Politics

Our public life is built on it—so why does nobody in Britain talk about nepotism?

The truth is that the British public laps up this sort of stuff, whether it's inherited monarchy or acting dynasties

January 29, 2020
Lawrence Fox and Prince Harry have been in the news for very different reasons. But there is something they have in common. Photo: PA
Lawrence Fox and Prince Harry have been in the news for very different reasons. But there is something they have in common. Photo: PA

On Thursday of last week, a man from a rich and well-connected family went on Question Time and suggested that racism is not really a problem in the United Kingdom. Then, on Sunday, another man from a rich and well-connected family went on television to make a statement about his reasons for abandoning his royal responsibilities. Barely acknowledged in the media brouhaha around both stories is the enduring question of nepotism in Britain—of which both men are shining emblems.

Laurence Fox was born forty-one years ago into a rich family, the Foxes: his father is James Fox, the veteran actor from such films as PerformanceThe Servant and A Passage To India. His grandfather was Robin Fox, a successful film agent connected by birth to the Terry family of actors, whose mother was a member of the Beerbohm troupe. His great-great grandfather was a Victorian industrialist, Samson Fox, inventor of the boiler flue. When Samson Fox died in 1903, the town of Harrogate was sent a telegram of condolence by the great-great-great-grandfather of Prince Harry. Laurence Fox was educated, if that’s the word, at Harrow and the Royal Academy of Dramatic Arts.

Educated at Eton and another Royal Academy (Sandhurst), Prince Harry, at 35, has presumably moved in similar social circles to Fox. Like Fox, upon graduating he quickly found employment in the family business. But the whole media farrago from which Laurence Fox is now materially benefiting was created when Prince Harry apparently decided—like a mafioso trying to go straight in a Martin Scorsese movie—to quit working for the family. But—unless I’ve been looking in the wrong place—there does not appear to have been much discussion of the issue in British media, perhaps because it doesn’t have the wherewithal to cover it, being so notoriously devoid of nepotism.

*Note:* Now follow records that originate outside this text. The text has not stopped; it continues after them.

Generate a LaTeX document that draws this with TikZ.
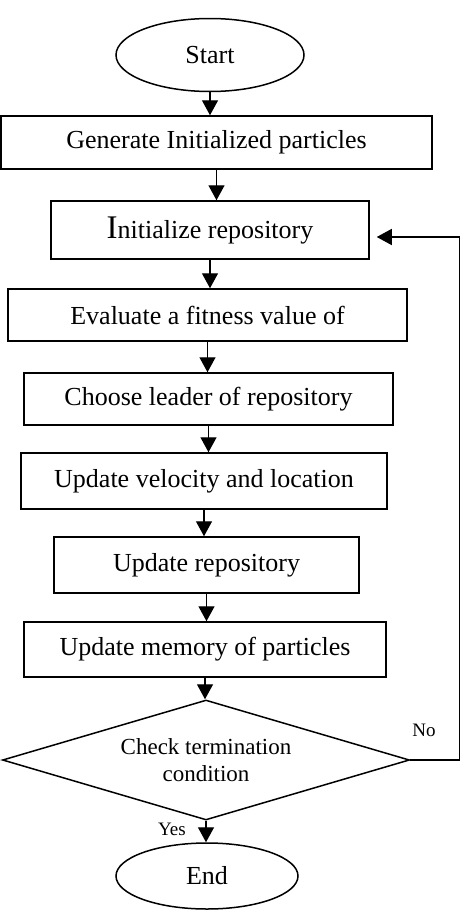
\documentclass[tikz,border=0pt]{standalone}
\usepackage{fontspec}
\setmainfont{Liberation Serif}
\usepackage{tikz}
\usetikzlibrary{shapes.geometric,arrows.meta}

\begin{document}
\begin{tikzpicture}[x=1pt,y=-1pt,
    every node/.style={inner sep=0pt,font=\fontsize{26}{30}\selectfont},
    stepbox/.style={draw,rectangle,line width=1.5pt},
    term/.style={draw,ellipse,line width=1.5pt},
    decision/.style={draw,diamond,aspect=3.4,line width=1.5pt,align=center,
                     font=\fontsize{23}{27}\selectfont},
    tag/.style={font=\fontsize{19}{22}\selectfont},
    arr/.style={-{Triangle[length=15pt,width=16pt]},line width=1.4pt}]
  \useasboundingbox (0,0) rectangle (461,918);

  \node[term,minimum width=188pt,minimum height=73pt] (start) at (210,55) {Start};

  % process steps: name/text/centre x/centre y/width/height
  \foreach \nm/\txt/\cx/\cy/\w/\h in {
      b1/Generate Initialized particles/216.5/142.5/431/53,
      b2/{\fontsize{33}{30}\selectfont I}nitialize repository/210/230/318/58,
      b3/Evaluate a fitness value of/207.5/315/399/52,
      b4/Choose leader of repository/208.5/399/369/52,
      b5/Update velocity and location/204/481/366/56,
      b6/Update repository/206.5/565/305/56,
      b7/Update memory of particles/205/649.5/362/55}{
    \node[stepbox,minimum width=\w pt,minimum height=\h pt] (\nm) at (\cx,\cy) {\txt};
  }

  \node[decision,minimum width=407pt,minimum height=120pt] (chk) at (206,760)
    {Check termination\\condition};
  \node[term,minimum width=182pt,minimum height=66pt] (end) at (207,876) {End};

  \node[tag] (yes) at (172,829) {Yes};
  \node[tag] (no) at (424,730) {No};

  \foreach \a/\b in {start/b1,b1/b2,b2/b3,b3/b4,b4/b5,b5/b6,b6/b7,b7/chk,chk/end}
    \draw[arr] (\a) -- (\a |- \b.north);

  % loop back when not finished
  \draw[arr,shorten >=7pt] (chk.east) -- ++(49,0) |- ([yshift=-7pt]b2.east);
\end{tikzpicture}
\end{document}
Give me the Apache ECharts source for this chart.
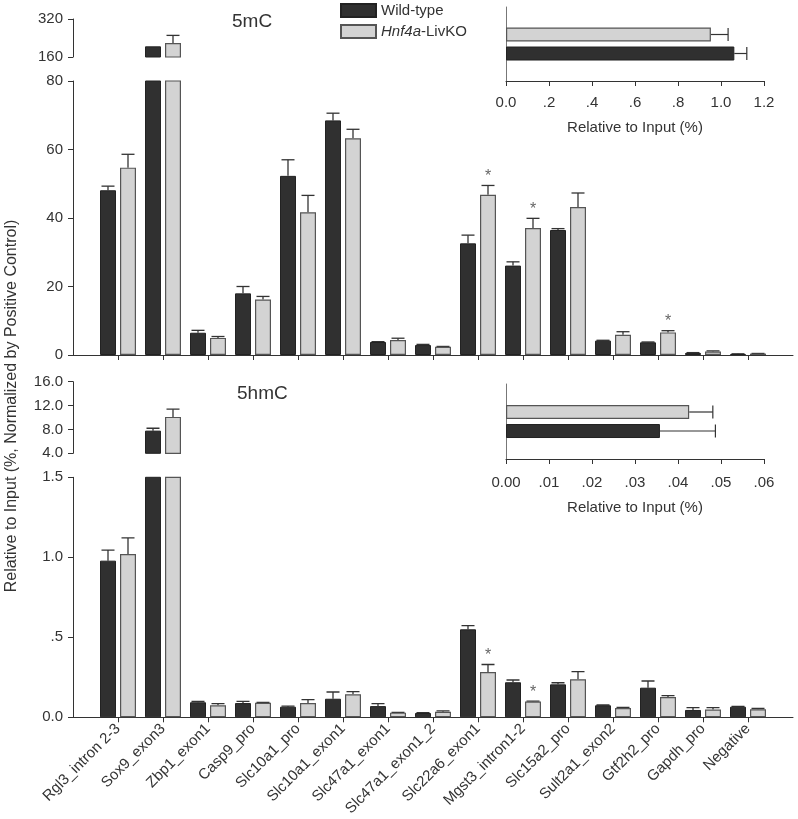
<!DOCTYPE html>
<html>
<head>
<meta charset="utf-8">
<script src="https://cdn.jsdelivr.net/npm/echarts@6/dist/echarts.min.js"></script>
<style>
  html, body { margin: 0; padding: 0; background: #fff; }
  #chart { width: 798px; height: 819px; }
</style>
</head>
<body>
<div id="chart"></div>
<script>
const categories = [
  "Rgl3_intron 2-3", "Sox9_exon3", "Zbp1_exon1", "Casp9_pro", "Slc10a1_pro",
  "Slc10a1_exon1", "Slc47a1_exon1", "Slc47a1_exon1_2", "Slc22a6_exon1",
  "Mgst3_intron1-2", "Slc15a2_pro", "Sult2a1_exon2", "Gtf2h2_pro", "Gapdh_pro", "Negative"
];

// 5mC, % normalized by positive control
const mcWT     = [48.1, 205, 6.5, 18.0, 52.3, 68.5, 3.8, 2.9, 32.6, 26.1, 36.5, 4.2, 3.7, 0.6, 0.3];
const mcWTErr  = [1.2, 0, 0.7, 2.0, 4.7, 2.1, 0.1, 0.2, 2.4, 1.1, 0.4, 0.1, 0.1, 0.1, 0.05];
const mcKO     = [54.7, 219, 5.0, 16.2, 41.7, 63.3, 4.4, 2.4, 46.8, 37.1, 43.2, 5.9, 6.6, 1.0, 0.4];
const mcKOErr  = [3.9, 32, 0.4, 0.9, 4.9, 2.6, 0.5, 0.1, 2.7, 2.8, 4.1, 0.9, 0.5, 0.2, 0.05];
const mcSig    = [8, 9, 12];

// 5hmC
const hmcWT    = [0.979, 7.8, 0.094, 0.089, 0.066, 0.116, 0.07, 0.027, 0.55, 0.219, 0.206, 0.075, 0.185, 0.046, 0.066];
const hmcWTErr = [0.066, 0.4, 0.006, 0.01, 0.004, 0.042, 0.015, 0.002, 0.023, 0.014, 0.01, 0.002, 0.042, 0.014, 0.002];
const hmcKO    = [1.021, 10.1, 0.075, 0.091, 0.089, 0.144, 0.029, 0.035, 0.283, 0.098, 0.238, 0.058, 0.127, 0.048, 0.05];
const hmcKOErr = [0.1, 1.3, 0.01, 0.002, 0.021, 0.016, 0.002, 0.005, 0.047, 0.003, 0.047, 0.004, 0.008, 0.012, 0.005];
const hmcSig   = [8, 9];

// insets: relative to input (%)
const mcInset  = { wt: 1.062, wtErr: 0.058, ko: 0.953, koErr: 0.08 };
const hmcInset = { wt: 0.0358, wtErr: 0.0129, ko: 0.0426, koErr: 0.0055 };

const WT = "Wild-type", KO = "Hnf4a-LivKO";
const dark = { color: "#303030", borderColor: "#222", borderWidth: 1 };
const light = { color: "#d3d3d3", borderColor: "#555", borderWidth: 1.2 };
const axisCol = "#333";
const font = "Liberation Sans, Arial, sans-serif";

const chart = echarts.init(document.getElementById("chart"));
// empty slot at each end so the axis line runs past the first and last group
const axisCats = [""].concat(categories, [""]);

function catX(gridIndex, showLine, showLabels) {
  return {
    type: "category", gridIndex, data: axisCats, boundaryGap: false,
    show: showLine,
    axisLine: { show: showLine, lineStyle: { color: axisCol } },
    axisTick: { show: showLine, length: 5, interval: (i, v) => v !== "", lineStyle: { color: axisCol } },
    axisLabel: { show: showLabels, interval: 0, rotate: 45, margin: 9, fontSize: 15, color: "#333" }
  };
}

function valY(gridIndex, min, max, interval, fmt) {
  return {
    type: "value", gridIndex, min, max, interval,
    splitLine: { show: false },
    axisLine: { show: true, lineStyle: { color: axisCol } },
    axisTick: { show: true, length: 5, lineStyle: { color: axisCol } },
    axisLabel: { fontSize: 15, color: "#333", margin: 10, formatter: fmt }
  };
}

function bars(axis, vals, name, style) {
  return {
    type: "bar", name, xAxisIndex: axis, yAxisIndex: axis,
    barWidth: 16, barGap: "25%",
    itemStyle: style,
    data: vals.map((v, i) => [categories[i], v]),
    clip: true
  };
}

// upward error bars (+ optional star) for vertical panels
function errBars(axis, vals, errs, offset, sig) {
  return {
    type: "custom", xAxisIndex: axis, yAxisIndex: axis, clip: true, silent: true,
    data: vals.map((v, i) => [categories[i], v, errs[i], sig.indexOf(i) >= 0 ? 1 : 0]),
    renderItem: function (params, api) {
      const base = api.coord([api.value(0), api.value(1)]);
      const top = api.coord([api.value(0), api.value(1) + api.value(2)]);
      const x = base[0] + offset;
      const st = { stroke: "#333", lineWidth: 1.3 };
      const kids = [];
      if (api.value(2) > 0) {
        kids.push({ type: "line", shape: { x1: x, y1: base[1], x2: x, y2: top[1] }, style: st });
        kids.push({ type: "line", shape: { x1: x - 6.5, y1: top[1], x2: x + 6.5, y2: top[1] }, style: st });
      }
      if (api.value(3)) {
        kids.push({ type: "text", x: x, y: top[1] - 1,
          style: { text: "*", fill: "#666", fontSize: 16, align: "center", verticalAlign: "bottom", fontFamily: font } });
      }
      return { type: "group", children: kids };
    }
  };
}

// horizontal error bars for insets
function errH(axis, val, err, offset) {
  return {
    type: "custom", xAxisIndex: axis, yAxisIndex: axis, silent: true,
    encode: { x: 0, y: 1 },
    data: [[val, 0, err]],
    renderItem: function (params, api) {
      const a = api.coord([api.value(0), 0]);
      const b = api.coord([api.value(0) + api.value(2), 0]);
      const y = a[1] + offset;
      const st = { stroke: "#333", lineWidth: 1.2 };
      return { type: "group", children: [
        { type: "line", shape: { x1: a[0], y1: y, x2: b[0], y2: y }, style: st },
        { type: "line", shape: { x1: b[0], y1: y - 6.5, x2: b[0], y2: y + 6.5 }, style: st }
      ] };
    }
  };
}

function insetX(gridIndex, max, interval, fmt, labelMargin, nameGap) {
  return {
    type: "value", gridIndex, min: 0, max, interval,
    splitLine: { show: false },
    axisLine: { show: true, lineStyle: { color: axisCol } },
    axisTick: { show: true, length: 5, lineStyle: { color: axisCol } },
    axisLabel: { fontSize: 15, color: "#333", margin: labelMargin, formatter: fmt },
    name: "Relative to Input (%)", nameLocation: "middle", nameGap,
    nameTextStyle: { fontSize: 15, color: "#333" }
  };
}

function insetY(gridIndex) {
  return {
    type: "category", gridIndex, data: [""],
    axisLine: { show: true, lineStyle: { color: "#777" } },
    axisTick: { show: false }, axisLabel: { show: false }
  };
}

function insetBars(axis, d) {
  return [
    { type: "bar", name: KO, xAxisIndex: axis, yAxisIndex: axis, barWidth: 14, barGap: "36%", itemStyle: light, data: [d.ko] },
    { type: "bar", name: WT, xAxisIndex: axis, yAxisIndex: axis, barWidth: 14, barGap: "36%", itemStyle: dark, data: [d.wt] },
    errH(axis, d.ko, d.koErr, -9.5),
    errH(axis, d.wt, d.wtErr, 9.5)
  ];
}

// "0.0", ".5", "1.0" style labels
const dec = (n) => (v) => {
  if (v === 0) return (0).toFixed(n);
  const s = v.toFixed(n);
  return s.startsWith("0.") ? s.slice(1) : s;
};

const option = {
  animation: false,
  backgroundColor: "#fff",
  textStyle: { fontFamily: font },
  title: [
    { text: "5mC", left: 232, top: 12, padding: 0, textStyle: { fontSize: 19, fontWeight: "normal", color: "#333" } },
    { text: "5hmC", left: 237, top: 384, padding: 0, textStyle: { fontSize: 19, fontWeight: "normal", color: "#333" } }
  ],
  legend: {
    data: [WT, KO], orient: "vertical", left: 340, top: 3, padding: 0,
    icon: "rect", itemWidth: 35, itemHeight: 13, itemGap: 6, selectedMode: false,
    textStyle: { fontSize: 15, color: "#333", rich: { i: { fontStyle: "italic", fontSize: 15, color: "#333" }, n: { fontSize: 15, color: "#333" } } },
    formatter: (n) => n === KO ? "{i|Hnf4a}{n|-LivKO}" : "{n|" + n + "}"
  },
  grid: [
    { left: 73, top: 19, width: 720, height: 38, outerBoundsMode: "none" },
    { left: 73, top: 81, width: 720, height: 274, outerBoundsMode: "none" },
    { left: 73, top: 381.7, width: 720, height: 71.6, outerBoundsMode: "none" },
    { left: 73, top: 477.3, width: 720, height: 240, outerBoundsMode: "none" },
    { left: 506, top: 7, width: 258, height: 74, outerBoundsMode: "none" },
    { left: 506, top: 384, width: 258, height: 75, outerBoundsMode: "none" }
  ],
  xAxis: [
    catX(0, false, false),
    catX(1, true, false),
    catX(2, false, false),
    catX(3, true, true),
    insetX(4, 1.2, 0.2, dec(1), 14, 39),
    insetX(5, 0.06, 0.01, dec(2), 16, 41)
  ],
  yAxis: [
    valY(0, 160, 320, 160),
    valY(1, 0, 80, 20),
    valY(2, 4, 16, 4, (v) => v.toFixed(1)),
    valY(3, 0, 1.5, 0.5, dec(1)),
    insetY(4),
    insetY(5)
  ],
  graphic: [{
    type: "text", x: 12, y: 406, rotation: Math.PI / 2,
    style: { text: "Relative to Input (%, Normalized by Positive Control)", fontSize: 16, fill: "#333",
      align: "center", verticalAlign: "middle", fontFamily: font }
  }],
  series: [
    bars(0, mcWT, WT, dark), bars(0, mcKO, KO, light),
    errBars(0, mcWT, mcWTErr, -10, []), errBars(0, mcKO, mcKOErr, 10, []),
    bars(1, mcWT, WT, dark), bars(1, mcKO, KO, light),
    errBars(1, mcWT, mcWTErr, -10, []), errBars(1, mcKO, mcKOErr, 10, mcSig),
    bars(2, hmcWT, WT, dark), bars(2, hmcKO, KO, light),
    errBars(2, hmcWT, hmcWTErr, -10, []), errBars(2, hmcKO, hmcKOErr, 10, []),
    bars(3, hmcWT, WT, dark), bars(3, hmcKO, KO, light),
    errBars(3, hmcWT, hmcWTErr, -10, []), errBars(3, hmcKO, hmcKOErr, 10, hmcSig),
    ...insetBars(4, mcInset),
    ...insetBars(5, hmcInset)
  ]
};

chart.setOption(option);
</script>
</body>
</html>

Nepotism is a tricky issue to circumscribe, and harder even to regulate against. In film and TV last year, the issue of dynastic actors fully runs against the sort of social progress that we need to see in the entertainment industry. Lately, film has become overrun with highly privileged Etonians, who are able to vacuum up roles in the sort of period dramas Britain delightedly churns out, at the expense of work with roles for women and minorities. This means that a great many of our public figures are beneficiaries of privilege—money begetting money, class begetting status. There is no reason, no reason at all for somebody like Fox to be a figure in the public eye—and but for the existence of the inherited monarchy, there would not have been a topic there for him to have been holding forth about.

A dismaying aspect of this year’s royal farrago is how close we seemed to get to working out that monarchy was a fundamentally bankrupt institution, before the queen—like a head of Cosa Nostra in a film by Martin Scorsese—managed to get the family back on track. What the royal family actually does in return for the money they receive from us (over 15 of them share out a paltry number of lunches and openings in any given week, with Princess Anne doing the most by far) is laughable. And since Prince Harry decided he would prefer not to, the whole institution has been laid bare for the sham that it is. Did none of them realise before this that they could… just… not?

The truth, though, is that the British public laps up this sort of stuff—in our entertainment as in our monarchy (which is, really, mostly entertainment at this stage, except—which is what seems to have become the issue—it involves the lives of real people). Audiences loved to see Henry and Jane Fonda together in On Golden Pond, Ryan and Tatum O’Neal in Paper Moon; Tilda Swinton and Honor Swinton-Byrne inThe Souvenir. The added effect of biography on a story gives us a personal connection to the material. The royal family exercises a similar hold by showing us “the spirit of Diana” in Prince Harry’s, it has to said, fairly cosmetic rebellion. The practice of nepotism is bound up with emotions and nostalgia. It’s hard to wean ourselves from this—and genuinely hard to detach ourselves from this endemic culture, which exists in workplaces everywhere, from minor levels to more serious infractions.

The key to the problem will be diversifying our media and the stories we tell—only then can we start to clean out the Augean stable of inherited status that flourishes in British society, which is so detrimental to us all. As for the monarchy, maybe a few more nudges in the years to come will cause the house of cards to wobble.